Choosing Waco for his first campaign stop for the 2024 election campaign was “on the nose” said the Atlantic before recounting the details of the 1993 government raid on Mt. Carmel Center. “For those who have been wronged and betrayed,” declared Trump, “I am your retribution.” Pastor Charles Pace’s connection of MAGA’s retribution themes with the religious dimensions of Deep State imaginings (see the epigram above) fits with a revanchist narrative of the movement’s origins.

But Bonnie Honig’s “Rambo Politics from Reagan to Trump” in the January 7, 2020, Boston Review takes an even deeper dive. Trump’s instinct for “retributive payback,” she avers, lies in what she calls “a fantasy of poetic justice” linking to “Trump as Rambo, the Vietnam veteran and symbol of masculinity . . . who avenges American humiliation.”
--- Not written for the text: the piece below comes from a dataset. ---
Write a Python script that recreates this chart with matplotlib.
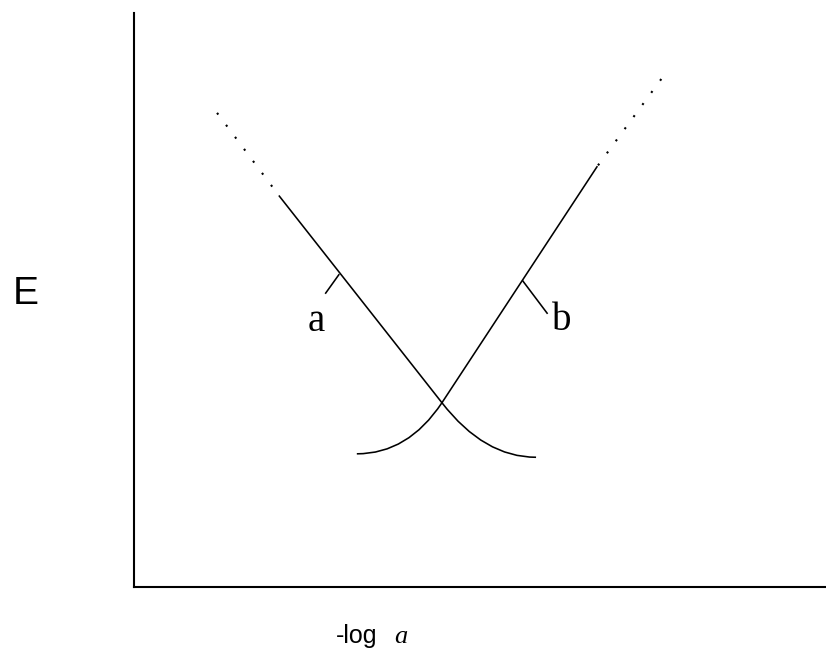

Honig avoids the simplicity of a Great Man kind of explanation, writing that Trump’s desire to Ramboize himself “is not merely a matter of personal vanity” because the Ramboesque narrative is “a fundamental part of the Republican Party’s cultural politics.”

Contra the attribution of MAGA’s rise to Trump’s personal magnetism or the influence of media figures such as Rush Limbaugh and Pat Buchanan, then, an explanation with deeper historical roots uncovers the resemblance between the Republican Party retributive campaign themes and those that flared in interwar Europe.

Germany’s defeat in World War I registered as a humiliating loss of racial and national pride with enough Germans that the Nazi’s promise to avenge the losses won support. The campaign of retribution that followed alleged the war had been lost due to betrayal at home. Leftists, ethnic minorities, Jews and homosexuals, all thought to compromise Arian greatness were targeted.

The resemblance is troubling. Its denial is dangerous.